Ein paar Worte noch zur Hauptdarstellerin Paz De La Huerta. Diese wird vielerorts als eine der aufregendsten Schauspielerinnen Hollywoods gehandelt und das vor allem wegen ihrer Natürlichkeit (es gibt z.B. sehr gelungene Playboy Fotos von ihr aus dem Jahr 2013). In Nurse ist mir von all dem nicht viel aufgefallen, sie agiert sehr mechanisch und hat eine sehr interessante, irgendwie künstliche Art sich zu bewegen und zu reden drauf und wirkt meiner Meinung nach extrem „uncanny“ in diesem Film. Die Bezeichnung „Uncanny Valley“ verwendet man immer, wenn in einem Film computergenerierte Personen auftauchen und möglichst real wirken sollen – nur um es dann gerade so eben nicht zu sein. Es stimmt irgendwas nicht, man kann nicht genau sagen was, vielleicht eine etwas zu hohe Nase, eine zu perfekte Haut, ein Weichzeichner zu viel oder leblose Augen. Genau das trifft auch auf die Rolle der Abby in Nurse zu.
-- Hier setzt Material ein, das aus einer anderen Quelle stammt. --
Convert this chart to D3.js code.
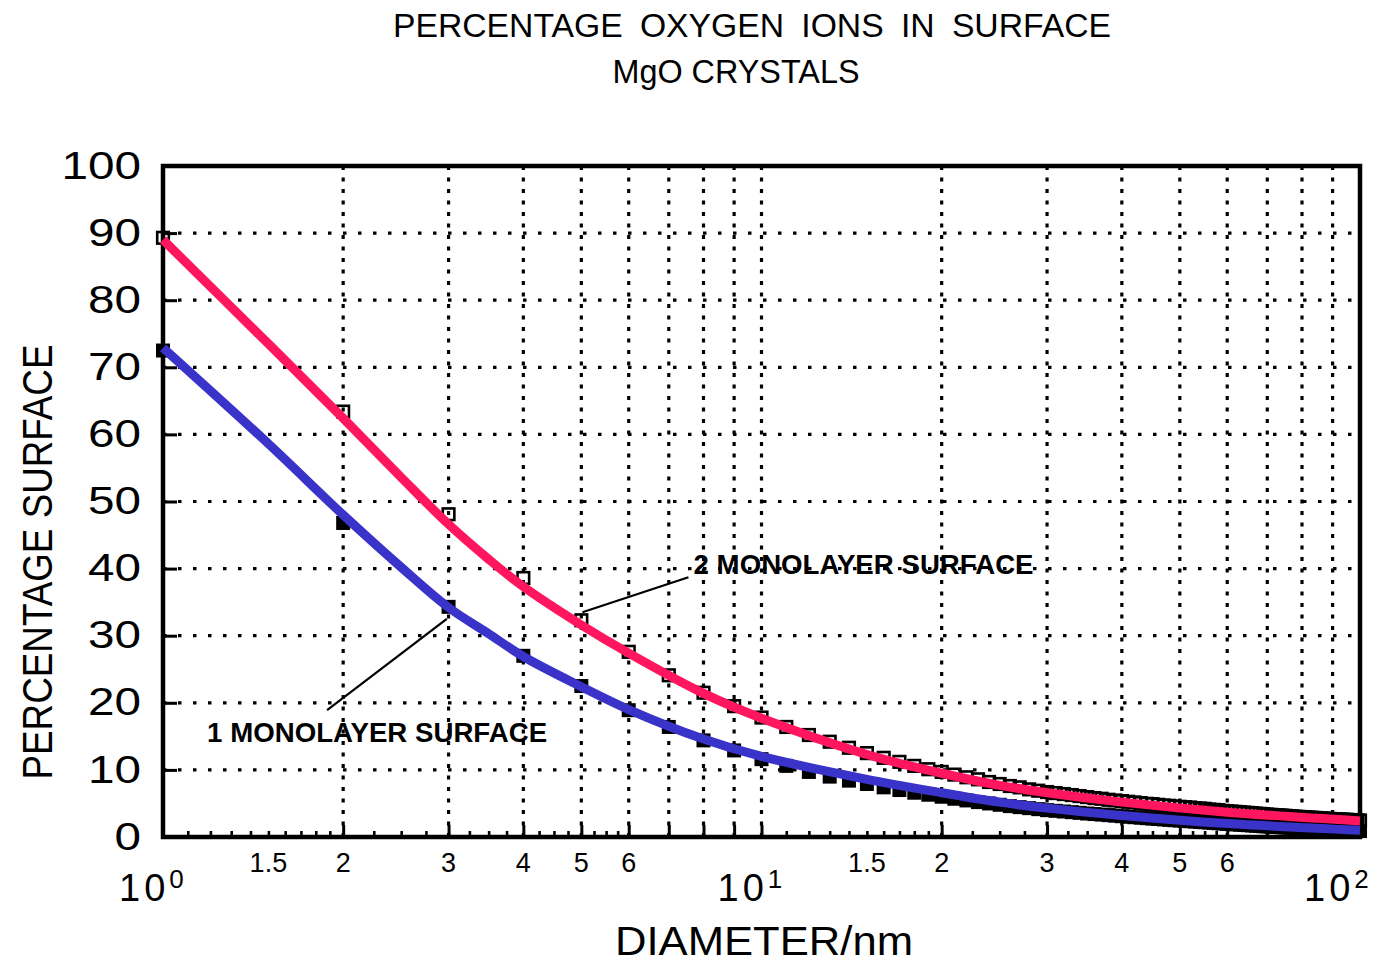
<!DOCTYPE html>
<html>
<head>
<meta charset="utf-8">
<script src="https://cdn.jsdelivr.net/npm/d3@7"></script>
<style>
  html, body { margin: 0; padding: 0; background: #fff; }
  svg { display: block; }
  text { font-family: "Liberation Sans", Arial, sans-serif; fill: #000; }
</style>
</head>
<body>
<svg id="chart" width="1388" height="962"></svg>
<script>
// ---------------- DATA ----------------
const titleLines = ["PERCENTAGE OXYGEN IONS IN SURFACE", "MgO CRYSTALS"];
const xTitle = "DIAMETER/nm";
const yTitle = "PERCENTAGE SURFACE";
const yTicks = [0, 10, 20, 30, 40, 50, 60, 70, 80, 90, 100];
const xDecades = [1, 10, 100];
const xDecadeExp = ["0", "1", "2"];
const xGrid = [2, 3, 4, 5, 6, 7, 8, 9, 10, 20, 30, 40, 50, 60, 70, 80, 90];
const xMajorTicks = [2, 3, 4, 5, 6, 7, 8, 9, 10, 20, 30, 40, 50, 60, 70, 80, 90];
const xMinorTicks = [1.1, 1.2, 1.3, 1.4, 1.5, 1.6, 1.7, 1.8, 1.9, 2.25, 2.5, 2.75, 3.25, 3.5, 3.75,
  4.25, 4.5, 4.75, 5.25, 5.5, 5.75, 11, 12, 13, 14, 15, 16, 17, 18, 19, 22.5, 25, 27.5,
  32.5, 35, 37.5, 42.5, 45, 47.5, 52.5, 55, 57.5];
const xMinorLabels = [1.5, 2, 3, 4, 5, 6, 15, 20, 30, 40, 50, 60];
const xMinorLabelText = ["1.5", "2", "3", "4", "5", "6", "1.5", "2", "3", "4", "5", "6"];

// fitted curves (diameter nm, percentage)
const curveX = [1, 1.5, 2, 2.5, 3, 3.5, 4, 5, 6, 8, 10, 15, 20, 25, 30, 40, 60, 100];
const twoLayerCurve = [89, 73.5, 62.4, 53.6, 46.6, 41.4, 37.3, 31.6, 27.4, 21.4, 17.7, 12.3, 9.5, 7.7, 6.6, 5.2, 3.7, 2.4];
const oneLayerCurve = [72.9, 58.6, 48.0, 40.2, 34.2, 30.3, 26.9, 22.4, 19.0, 14.6, 12.0, 8.6, 6.6, 5.2, 4.3, 3.2, 2.0, 1.0];

// computed points at integer diameters 1..100
const pointX = d3.range(1, 101);
const twoLayerPts = [89.3, 63.4, 48.1, 38.6, 32.3, 27.6, 24.1, 21.5, 19.5, 17.8,
  16.4, 15.2, 14.2, 13.3, 12.5, 11.8, 11.2, 10.6, 10.1, 9.7,
  9.3, 8.9, 8.6, 8.2, 7.9, 7.6, 7.4, 7.1, 6.9, 6.7,
  6.55, 6.4, 6.25, 6.1, 5.95, 5.8, 5.7, 5.55, 5.45, 5.35,
  5.25, 5.15, 5.05, 4.95, 4.9, 4.8, 4.7, 4.65, 4.55, 4.5,
  4.45, 4.4, 4.3, 4.25, 4.2, 4.1, 4.05, 4.0, 3.9, 3.85,
  3.8, 3.75, 3.7, 3.65, 3.6, 3.55, 3.5, 3.45, 3.4, 3.35,
  3.3, 3.27, 3.24, 3.2, 3.16, 3.12, 3.08, 3.04, 3.0, 2.97,
  2.94, 2.91, 2.88, 2.85, 2.82, 2.79, 2.76, 2.73, 2.7, 2.67,
  2.64, 2.62, 2.6, 2.58, 2.56, 2.54, 2.52, 2.5, 2.48, 2.46];
const oneLayerPts = [72.5, 46.8, 34.3, 27.0, 22.5, 18.9, 16.4, 14.4, 12.9, 11.6,
  10.6, 9.7, 9.0, 8.4, 7.9, 7.4, 7.0, 6.6, 6.3, 6.0,
  5.7, 5.45, 5.2, 5.0, 4.8, 4.6, 4.45, 4.3, 4.15, 4.0,
  3.9, 3.8, 3.7, 3.6, 3.5, 3.42, 3.34, 3.26, 3.18, 3.1,
  3.02, 2.95, 2.88, 2.81, 2.74, 2.68, 2.62, 2.56, 2.5, 2.45,
  2.4, 2.35, 2.3, 2.25, 2.2, 2.15, 2.1, 2.05, 2.0, 1.96,
  1.92, 1.88, 1.84, 1.8, 1.76, 1.72, 1.68, 1.64, 1.6, 1.57,
  1.54, 1.51, 1.48, 1.45, 1.42, 1.39, 1.36, 1.33, 1.3, 1.28,
  1.26, 1.24, 1.22, 1.2, 1.18, 1.16, 1.14, 1.12, 1.1, 1.08,
  1.06, 1.04, 1.02, 1.0, 0.98, 0.96, 0.94, 0.92, 0.9, 0.88];

// annotations in data coordinates: text anchor and leader line
const annotations = [
  { text: "1  MONOLAYER  SURFACE", tx: 1.185, ty: 14.2, x1: 1.88, y1: 18.9, x2: 2.98, y2: 32.5 },
  { text: "2  MONOLAYER  SURFACE", tx: 7.70, ty: 39.2, x1: 7.55, y1: 38.7, x2: 5.02, y2: 33.5 }
];

// ---------------- CHART ----------------
const svg = d3.select("#chart");
const L = 163, R = 1360, T = 166, B = 837;
const x = d3.scaleLog().domain([1, 100]).range([L, R]);
const y = d3.scaleLinear().domain([0, 100]).range([B, T]);
const pink = "#ff165e", blue = "#3a33c9";

// titles
svg.append("text").attr("x", 752).attr("y", 37).attr("text-anchor", "middle")
  .attr("font-size", 34).attr("textLength", 718).attr("lengthAdjust", "spacingAndGlyphs")
  .attr("word-spacing", 8).text(titleLines[0]);
svg.append("text").attr("x", 736).attr("y", 83).attr("text-anchor", "middle")
  .attr("font-size", 33).attr("textLength", 247).attr("lengthAdjust", "spacingAndGlyphs")
  .text(titleLines[1]);

// gridlines
const grid = svg.append("g");
grid.selectAll("line.h").data(yTicks.filter(v => v > 0 && v < 100)).join("line")
  .attr("x1", L).attr("x2", R).attr("y1", d => y(d)).attr("y2", d => y(d))
  .attr("stroke", "#000").attr("stroke-width", 3.2).attr("stroke-dasharray", "3.5,11.5");
grid.selectAll("line.v").data(xGrid).join("line")
  .attr("x1", d => x(d)).attr("x2", d => x(d)).attr("y1", T).attr("y2", B)
  .attr("stroke", "#000").attr("stroke-width", 3.2).attr("stroke-dasharray", "4,7.5");

// y axis ticks (inward) and labels
const yAxis = d3.axisLeft(y).tickValues(yTicks).tickSize(-14).tickPadding(22)
  .tickFormat(d3.format("d"));
const gy = svg.append("g").attr("transform", `translate(${L},0)`).call(yAxis);
gy.select(".domain").remove();
gy.selectAll(".tick line").attr("stroke", "#000").attr("stroke-width", 3);
gy.selectAll(".tick text").attr("font-size", 38).attr("fill", "#000")
  .attr("font-family", "Liberation Sans, Arial, sans-serif")
  .attr("textLength", d => String(d).length * 26.5).attr("lengthAdjust", "spacingAndGlyphs");

// x axis: major and minor ticks (inward, up from bottom)
const gxMaj = svg.append("g").attr("transform", `translate(0,${B})`)
  .call(d3.axisBottom(x).tickValues(xMajorTicks).tickSize(-12).tickFormat(""));
gxMaj.select(".domain").remove();
gxMaj.selectAll(".tick line").attr("stroke", "#000").attr("stroke-width", 3);
const gxMin = svg.append("g").attr("transform", `translate(0,${B})`)
  .call(d3.axisBottom(x).tickValues(xMinorTicks).tickSize(-6).tickFormat(""));
gxMin.select(".domain").remove();
gxMin.selectAll(".tick line").attr("stroke", "#000").attr("stroke-width", 2.6);

// x minor labels
svg.append("g").selectAll("text").data(xMinorLabels).join("text")
  .attr("x", d => x(d)).attr("y", 872).attr("text-anchor", "middle")
  .attr("font-size", 27)
  .text((d, i) => xMinorLabelText[i]);

// decade labels 10^n
const dec = svg.append("g").selectAll("text").data(xDecades).join("text")
  .attr("x", (d, i) => x(d) - (i === 2 ? 56 : 44)).attr("y", 901).attr("font-size", 38);
dec.append("tspan").text("10").attr("letter-spacing", 4);
dec.append("tspan").text((d, i) => xDecadeExp[i]).attr("font-size", 26).attr("dy", -13);

// axis titles
svg.append("text").attr("x", 764).attr("y", 955).attr("text-anchor", "middle")
  .attr("font-size", 40).attr("textLength", 298).attr("lengthAdjust", "spacingAndGlyphs")
  .text(xTitle);
svg.append("text").attr("transform", "translate(52,562) rotate(-90)").attr("text-anchor", "middle")
  .attr("font-size", 42).attr("textLength", 435).attr("lengthAdjust", "spacingAndGlyphs")
  .text(yTitle);

// frame
svg.append("rect").attr("x", L).attr("y", T).attr("width", R - L).attr("height", B - T)
  .attr("fill", "none").attr("stroke", "#000").attr("stroke-width", 4.5);

// markers
const S = 14;
svg.append("g").selectAll("rect").data(pointX).join("rect")
  .attr("x", d => x(d) - S / 2).attr("y", (d, i) => y(oneLayerPts[i]) - S / 2)
  .attr("width", S).attr("height", S).attr("fill", "#000");
svg.append("g").selectAll("rect").data(pointX).join("rect")
  .attr("x", d => x(d) - S / 2 + 1.2).attr("y", (d, i) => y(twoLayerPts[i]) - S / 2 + 1.2)
  .attr("width", S - 2.4).attr("height", S - 2.4).attr("fill", "none")
  .attr("stroke", "#000").attr("stroke-width", 2.6);

// curves
const line = d3.line().x(d => x(d[0])).y(d => y(d[1])).curve(d3.curveCatmullRom.alpha(0.5));
svg.append("path").datum(curveX.map((v, i) => [v, twoLayerCurve[i]]))
  .attr("d", line).attr("fill", "none").attr("stroke", pink).attr("stroke-width", 9);
svg.append("path").datum(curveX.map((v, i) => [v, oneLayerCurve[i]]))
  .attr("d", line).attr("fill", "none").attr("stroke", blue).attr("stroke-width", 9);

// annotations
const ann = svg.append("g");
ann.selectAll("line").data(annotations).join("line")
  .attr("x1", d => x(d.x1)).attr("y1", d => y(d.y1))
  .attr("x2", d => x(d.x2)).attr("y2", d => y(d.y2))
  .attr("stroke", "#000").attr("stroke-width", 2.2);
ann.selectAll("text").data(annotations).join("text")
  .attr("x", d => x(d.tx)).attr("y", d => y(d.ty))
  .attr("font-size", 27).attr("font-weight", "bold")
  .attr("textLength", 340).attr("lengthAdjust", "spacingAndGlyphs")
  .text(d => d.text);
</script>
</body>
</html>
Und im Gegensatz zu dem fast schon legendären Gemälde The hands that resist him von Bill Stoneham bin ich mir hier nicht so wirklich sicher, ob den Machern des Filmes das wirklich so bewusst war. Trotzdem, gerade die eher unnatürliche Performance von Paz De La Huerta macht Nurse dann ja doch zu etwas besonderem.
Da bald Halloween ist noch ein paar eingestreute Tipps für die Halloween-Zeit:
- Monster Madness auf Cinemassacre gucken.
- Ins Fort Fun zum großartigen Fort Fear gehen.
- Nochmal Evil Dead 2 auf DVD gucken
- Annabelle im Kino oder The Conjuring daheim schauen
- The Evil Within (diverse Konsolen und PC) von Shinji Mikami kaufen und zocken
- demnächst hier eine weitere Horror-Kritik lesen
Nurse wurde uns freundlicherweise von Universum Film zur Verfügung gestellt. Neben vorliegender DVD gibt es auch noch eine BluRay sowie eine BluRay mit 3D-Funktion. Neben deutschem Ton gibt es auch noch den englischen Originalton und (leider nur) deutsche Untertitel für Hörgeschädigte. Der Ton liegt jeweils in Dolby Digital 5.1 vor, der Film dauert ca. 84 Minuten und die deutschen Veröffentlichungen sind ungeschnitten und von der FSK ab 18 Jahren freigegeben.